*Stated exercise:*
Copy all of the material word for word, except for the pictures.

*Data block:*
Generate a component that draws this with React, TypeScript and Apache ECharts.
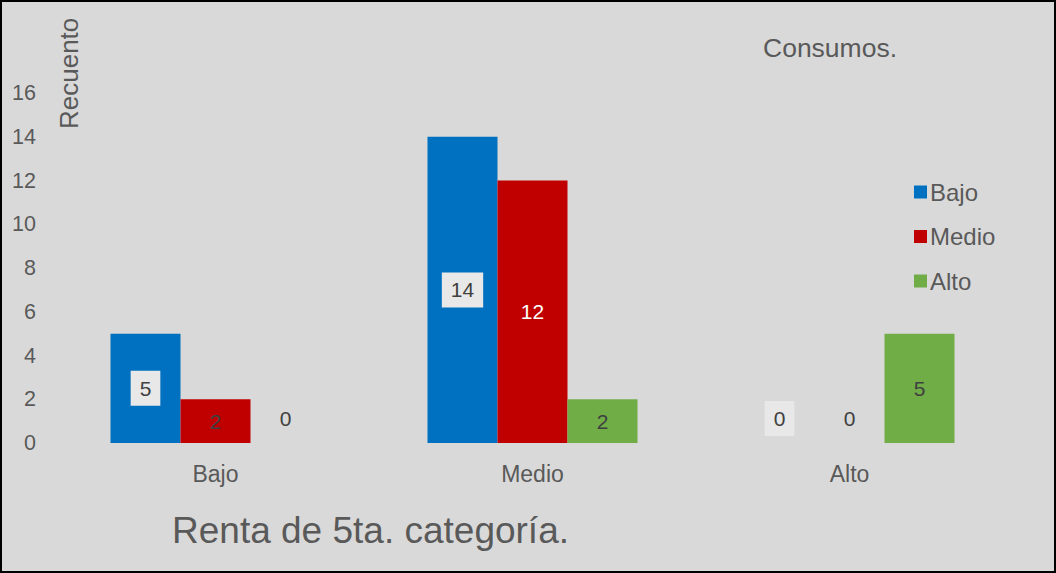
import React, { useEffect, useRef } from "react";
import * as echarts from "echarts";

const categories = ["Bajo", "Medio", "Alto"];
const seriesNames = ["Bajo", "Medio", "Alto"];
const valuesBajo = [5, 14, 0];
const valuesMedio = [2, 12, 0];
const valuesAlto = [0, 2, 5];
const yTicks = [0, 2, 4, 6, 8, 10, 12, 14, 16];

const FONT = "'Liberation Sans', Arial, sans-serif";
const colors = ["#0070c0", "#c00000", "#70ad47"];

function makeSeries(name: string, values: number[], color: string, labelBg: string, whiteAbove: number) {
  return {
    name,
    type: "bar",
    barWidth: 70,
    barGap: "0%",
    itemStyle: { color },
    data: values.map((v) => ({
      value: v,
      label:
        v === 0
          ? { position: "top", distance: 7 }
          : v >= whiteAbove
          ? { color: "#ffffff" }
          : {},
    })),
    label: {
      show: true,
      position: "inside",
      fontFamily: FONT,
      fontSize: 21,
      color: "#404040",
      backgroundColor: labelBg,
      padding: [7, 9],
    },
  };
}

export default function App() {
  const ref = useRef<HTMLDivElement>(null);
  useEffect(() => {
    if (!ref.current) return;
    const chart = echarts.init(ref.current, null, { renderer: "svg" });
    chart.setOption({
      animation: false,
      backgroundColor: "transparent",
      textStyle: { fontFamily: FONT },
      grid: { left: 57, right: 48, top: 93, bottom: 130 },
      legend: {
        orient: "vertical",
        left: 914,
        top: 180,
        padding: 0,
        icon: "rect",
        itemWidth: 13,
        itemHeight: 13,
        itemGap: 20.5,
        textStyle: { fontSize: 24, color: "#595959", fontFamily: FONT, padding: [0, 0, 0, -2] },
        data: seriesNames,
      },
      graphic: [
        {
          type: "text",
          x: 56,
          y: 129,
          rotation: Math.PI / 2,
          style: { text: "Recuento", fontSize: 26, fontFamily: FONT, fill: "#595959", align: "left", verticalAlign: "top" },
        },
        {
          type: "text",
          x: 763,
          y: 48,
          style: { text: "Consumos.", fontSize: 26.5, fontFamily: FONT, fill: "#595959", align: "left", verticalAlign: "middle" },
        },
        {
          type: "text",
          x: 172,
          y: 530,
          style: { text: "Renta de 5ta. categoría.", fontSize: 37, fontFamily: FONT, fill: "#595959", align: "left", verticalAlign: "middle" },
        },
      ],
      xAxis: {
        type: "category",
        data: categories,
        axisLine: { show: false },
        axisTick: { show: false },
        axisLabel: { fontSize: 23, color: "#595959", margin: 19, fontFamily: FONT },
      },
      yAxis: {
        type: "value",
        min: yTicks[0],
        max: yTicks[yTicks.length - 1],
        interval: 2,
        splitLine: { show: false },
        axisLine: { show: false },
        axisTick: { show: false },
        axisLabel: { fontSize: 21.5, color: "#595959", margin: 21, fontFamily: FONT, align: "right" },
      },
      series: [
        makeSeries(seriesNames[0], valuesBajo, colors[0], "#e8e8e8", Infinity),
        makeSeries(seriesNames[1], valuesMedio, colors[1], "transparent", 10),
        makeSeries(seriesNames[2], valuesAlto, colors[2], "transparent", Infinity),
      ],
    });
    return () => chart.dispose();
  }, []);
  return (
    <>
      <div
        style={{
          position: "fixed",
          left: 0,
          top: 0,
          width: 1056,
          height: 573,
          boxSizing: "border-box",
          border: "2px solid #000",
          background: "#d9d9d9",
        }}
      />
      <div ref={ref} style={{ position: "fixed", left: 0, top: 0, width: 1056, height: 573 }} />
    </>
  );
}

*Answer to this task:*
Generate a component that draws this with React, TypeScript and Apache ECharts.
import React, { useEffect, useRef } from "react";
import * as echarts from "echarts";

const categories = ["Bajo", "Medio", "Alto"];
const seriesNames = ["Bajo", "Medio", "Alto"];
const valuesBajo = [5, 14, 0];
const valuesMedio = [2, 12, 0];
const valuesAlto = [0, 2, 5];
const yTicks = [0, 2, 4, 6, 8, 10, 12, 14, 16];

const FONT = "'Liberation Sans', Arial, sans-serif";
const colors = ["#0070c0", "#c00000", "#70ad47"];

function makeSeries(name: string, values: number[], color: string, labelBg: string, whiteAbove: number) {
  return {
    name,
    type: "bar",
    barWidth: 70,
    barGap: "0%",
    itemStyle: { color },
    data: values.map((v) => ({
      value: v,
      label:
        v === 0
          ? { position: "top", distance: 7 }
          : v >= whiteAbove
          ? { color: "#ffffff" }
          : {},
    })),
    label: {
      show: true,
      position: "inside",
      fontFamily: FONT,
      fontSize: 21,
      color: "#404040",
      backgroundColor: labelBg,
      padding: [7, 9],
    },
  };
}

export default function App() {
  const ref = useRef<HTMLDivElement>(null);
  useEffect(() => {
    if (!ref.current) return;
    const chart = echarts.init(ref.current, null, { renderer: "svg" });
    chart.setOption({
      animation: false,
      backgroundColor: "transparent",
      textStyle: { fontFamily: FONT },
      grid: { left: 57, right: 48, top: 93, bottom: 130 },
      legend: {
        orient: "vertical",
        left: 914,
        top: 180,
        padding: 0,
        icon: "rect",
        itemWidth: 13,
        itemHeight: 13,
        itemGap: 20.5,
        textStyle: { fontSize: 24, color: "#595959", fontFamily: FONT, padding: [0, 0, 0, -2] },
        data: seriesNames,
      },
      graphic: [
        {
          type: "text",
          x: 56,
          y: 129,
          rotation: Math.PI / 2,
          style: { text: "Recuento", fontSize: 26, fontFamily: FONT, fill: "#595959", align: "left", verticalAlign: "top" },
        },
        {
          type: "text",
          x: 763,
          y: 48,
          style: { text: "Consumos.", fontSize: 26.5, fontFamily: FONT, fill: "#595959", align: "left", verticalAlign: "middle" },
        },
        {
          type: "text",
          x: 172,
          y: 530,
          style: { text: "Renta de 5ta. categoría.", fontSize: 37, fontFamily: FONT, fill: "#595959", align: "left", verticalAlign: "middle" },
        },
      ],
      xAxis: {
        type: "category",
        data: categories,
        axisLine: { show: false },
        axisTick: { show: false },
        axisLabel: { fontSize: 23, color: "#595959", margin: 19, fontFamily: FONT },
      },
      yAxis: {
        type: "value",
        min: yTicks[0],
        max: yTicks[yTicks.length - 1],
        interval: 2,
        splitLine: { show: false },
        axisLine: { show: false },
        axisTick: { show: false },
        axisLabel: { fontSize: 21.5, color: "#595959", margin: 21, fontFamily: FONT, align: "right" },
      },
      series: [
        makeSeries(seriesNames[0], valuesBajo, colors[0], "#e8e8e8", Infinity),
        makeSeries(seriesNames[1], valuesMedio, colors[1], "transparent", 10),
        makeSeries(seriesNames[2], valuesAlto, colors[2], "transparent", Infinity),
      ],
    });
    return () => chart.dispose();
  }, []);
  return (
    <>
      <div
        style={{
          position: "fixed",
          left: 0,
          top: 0,
          width: 1056,
          height: 573,
          boxSizing: "border-box",
          border: "2px solid #000",
          background: "#d9d9d9",
        }}
      />
      <div ref={ref} style={{ position: "fixed", left: 0, top: 0, width: 1056, height: 573 }} />
    </>
  );
}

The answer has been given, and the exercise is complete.